This is kind of inspired by Jim’s thread on getting rid of his SQN bottles where he said he had like 30 empties, wondered if there was a market for them, and was cautioned against putting them in the marketplace and attracting counterfeiters.
It would never have occurred to me to worry about someone counterfeiting SQN. I don’t want to get into the argument about whether its a good wine or not, but it goes for a few hundred dollars a bottle except that someone got carried away and paid $40,000 for an SQN rosé.
There’s a lot of wine that goes for a few hundred a bottle. If you have empties, do you destroy the bottles some way or just toss them?
I don’t bother destroying them and I probably won’t, mostly because I find it highly unlikely that any counterfeiter is going to be able to go through enough garbage to find empties. I understand that SQN bottles are unique and Jim was asking about selling, rather than tossing. In my case, it all goes into the recycling container, including SQN, since I don’t save empties.
They go into the recycling. The odds that someone at the dump is going to recognize the commercial value of an empty wine bottle approaches the vanishing point.
Plus, I don’t drink the kinds of wines as to which this would be an issue.
Greg, I was not going to talk about this but now I fell compelled to share. I have a buddy in the DOJ and he told me that your name and address was on a blackboard in Rudy Ks house at the time of the seizure. There were annotations alongside it for days of your rubbish removal. Apparently there is a big overseas Asian market for high-end Malbecs, never-heard-of-Tokay and Hungarian Reds wines.

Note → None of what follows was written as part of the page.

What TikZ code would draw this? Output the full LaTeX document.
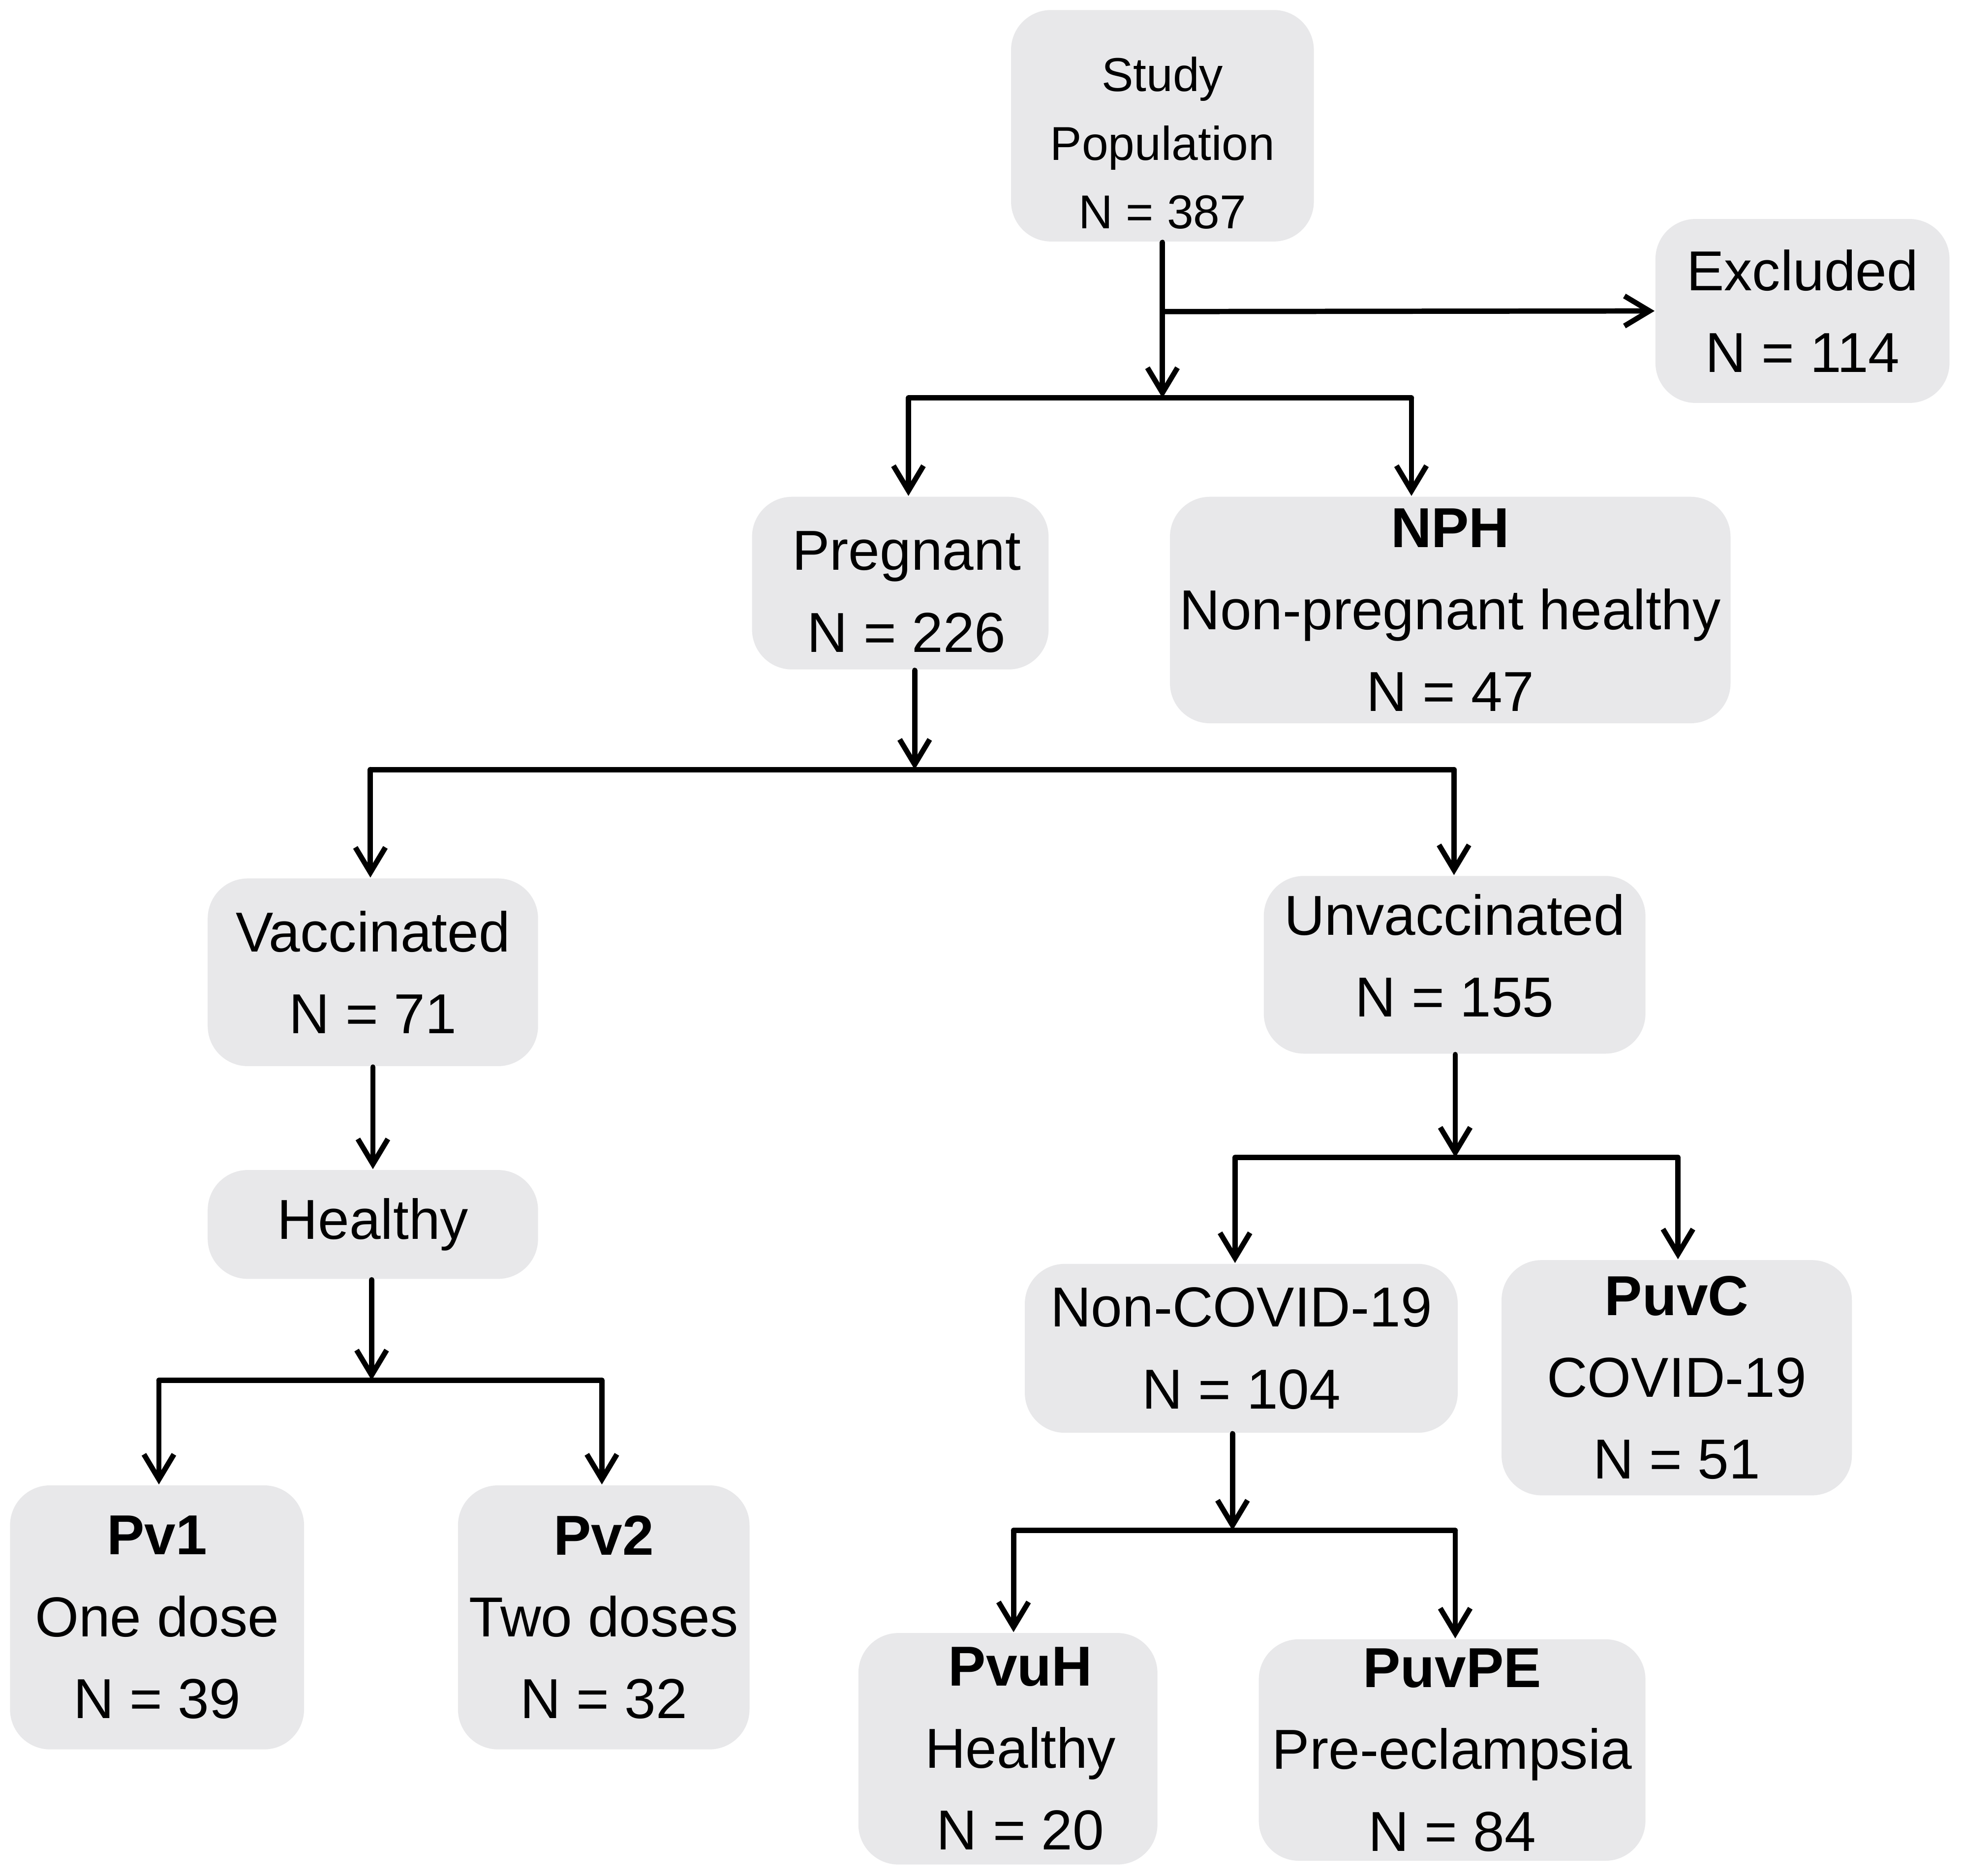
\documentclass[tikz,border=0pt]{standalone}
\usepackage{fontspec}
\setmainfont{Liberation Sans}
\usetikzlibrary{arrows.meta}
\definecolor{boxgray}{HTML}{E8E8EA}
\tikzset{
  box/.style={fill=boxgray, rounded corners=0.32cm, inner sep=0pt, align=center,
    font=\fontsize{12.8}{18.6}\selectfont},
  conn/.style={line width=1.2pt, line cap=round, line join=round},
  arr/.style={conn, -{Straight Barb[length=0.2cm, width=0.24cm, line width=1.2pt]}}
}
\begin{document}
\begin{tikzpicture}
\useasboundingbox[fill=white] (0,0) rectangle (15.68,-14.99);
% boxes
\node[box, minimum width=2.42cm, minimum height=1.85cm, font=\fontsize{10.8}{15.6}\selectfont] (study) at (9.29,-1.005) {\rule{0pt}{0.55cm}Study\\Population\\N = 387};
\node[box, minimum width=2.35cm, minimum height=1.47cm] (excl) at (14.405,-2.485) {Excluded\\N = 114};
\node[box, minimum width=2.37cm, minimum height=1.38cm] (preg) at (7.195,-4.66) {\rule{0pt}{0.45cm}\hspace{0.1cm}Pregnant\\\hspace{0.1cm}N = 226};
\node[box, minimum width=4.48cm, minimum height=1.81cm] (nph) at (11.59,-4.875) {\textbf{NPH}\\Non-pregnant healthy\\N = 47};
\node[box, minimum width=2.64cm, minimum height=1.50cm] (vacc) at (2.98,-7.77) {Vaccinated\\N = 71};
\node[box, minimum width=3.05cm, minimum height=1.42cm] (unvacc) at (11.625,-7.71) {Unvaccinated\\N = 155\rule[-0.15cm]{0pt}{0.1cm}};
\node[box, minimum width=2.64cm, minimum height=0.87cm] (healthy) at (2.98,-9.785) {Healthy};
\node[box, minimum width=2.35cm, minimum height=2.11cm] (pv1) at (1.255,-12.925) {\textbf{Pv1}\\One dose\\N = 39};
\node[box, minimum width=2.33cm, minimum height=2.11cm] (pv2) at (4.825,-12.925) {\textbf{Pv2}\\Two doses\\N = 32};
\node[box, minimum width=3.46cm, minimum height=1.35cm] (noncov) at (9.92,-10.775) {Non-COVID-19\\N = 104};
\node[box, minimum width=2.80cm, minimum height=1.88cm] (puvc) at (13.40,-11.01) {\textbf{PuvC}\\COVID-19\\N = 51};
\node[box, minimum width=2.39cm, minimum height=1.85cm] (pvuh) at (8.055,-13.975) {\hspace{0.2cm}\textbf{PvuH}\\\hspace{0.2cm}Healthy\\\hspace{0.2cm}N = 20};
\node[box, minimum width=3.09cm, minimum height=1.77cm] (puvpe) at (11.605,-13.985) {\textbf{PuvPE}\\Pre-eclampsia\\N = 84};
% junctions
\coordinate (j1) at (9.29,-3.18);
\coordinate (j1L) at (7.26,-3.18);
\coordinate (j1R) at (11.28,-3.18);
\coordinate (jx) at (9.29,-2.49);
\coordinate (j2) at (7.31,-6.15);
\coordinate (j2L) at (2.96,-6.15);
\coordinate (j2R) at (11.62,-6.15);
\coordinate (j3) at (2.97,-11.03);
\coordinate (j3L) at (1.27,-11.03);
\coordinate (j3R) at (4.81,-11.03);
\coordinate (j4) at (11.63,-9.25);
\coordinate (j4L) at (9.87,-9.25);
\coordinate (j4R) at (13.41,-9.25);
\coordinate (j5) at (9.85,-12.23);
\coordinate (j5L) at (8.10,-12.23);
\coordinate (j5R) at (11.63,-12.23);
% connectors
\draw[arr] (study.south) -- (j1);
\draw[arr] (jx) -- (excl.west);
\draw[conn] (j1L) -- (j1R);
\draw[arr] (j1L) -- (j1L |- preg.north);
\draw[arr] (j1R) -- (j1R |- nph.north);

\draw[arr] (preg.south -| j2) -- (j2);
\draw[conn] (j2L) -- (j2R);
\draw[arr] (j2L) -- (j2L |- vacc.north);
\draw[arr] (j2R) -- (j2R |- unvacc.north);

\draw[arr] (vacc.south) -- (healthy.north);

\draw[arr] (healthy.south -| j3) -- (j3);
\draw[conn] (j3L) -- (j3R);
\draw[arr] (j3L) -- (j3L |- pv1.north);
\draw[arr] (j3R) -- (j3R |- pv2.north);

\draw[arr] (unvacc.south -| j4) -- (j4);
\draw[conn] (j4L) -- (j4R);
\draw[arr] (j4L) -- (j4L |- noncov.north);
\draw[arr] (j4R) -- (j4R |- puvc.north);

\draw[arr] (noncov.south -| j5) -- (j5);
\draw[conn] (j5L) -- (j5R);
\draw[arr] (j5L) -- (j5L |- pvuh.north);
\draw[arr] (j5R) -- (j5R |- puvpe.north);
\end{tikzpicture}
\end{document}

You were number 3 on the list. Jeff L was number 2.
This, especially since the recycling is done by the municipality. LCBO also takes 'em back and gives you back .20 per bottle. Since they’re already clearing C$5.2 billion a year in revenue, I don’t think this is a part of their revenue portfolio.
The exceptions are the special bottles that go on the wall of fame. I have about 25 of those at present. I also have a label shelf of fame for bottles whose labels bear keeping.
Exactly. I think there are two different issues here: (1) recycling from your curb or at a recycling bin or center, where the odds that someone is going to ID the one bottle of first growth or DRC or SQN out of millions of worthless empties is basically zero, and (2) leaving premium empty bottles at the end of dinner at a top restaurant.
In the latter case, it’s at least conceivable that someone in the back room of Per Se, French Laundry or wherever is setting aside the expensive empties and has a deal with a counterfeiter to take them. I’m sure that’s also extremely rare, but it’s not effectively zero odds the way scenario (1) is. I guess theoretically you could bring a sharpie with you and deface the labels at the end of dinner or something, though I imagine that barely ever happens in reality.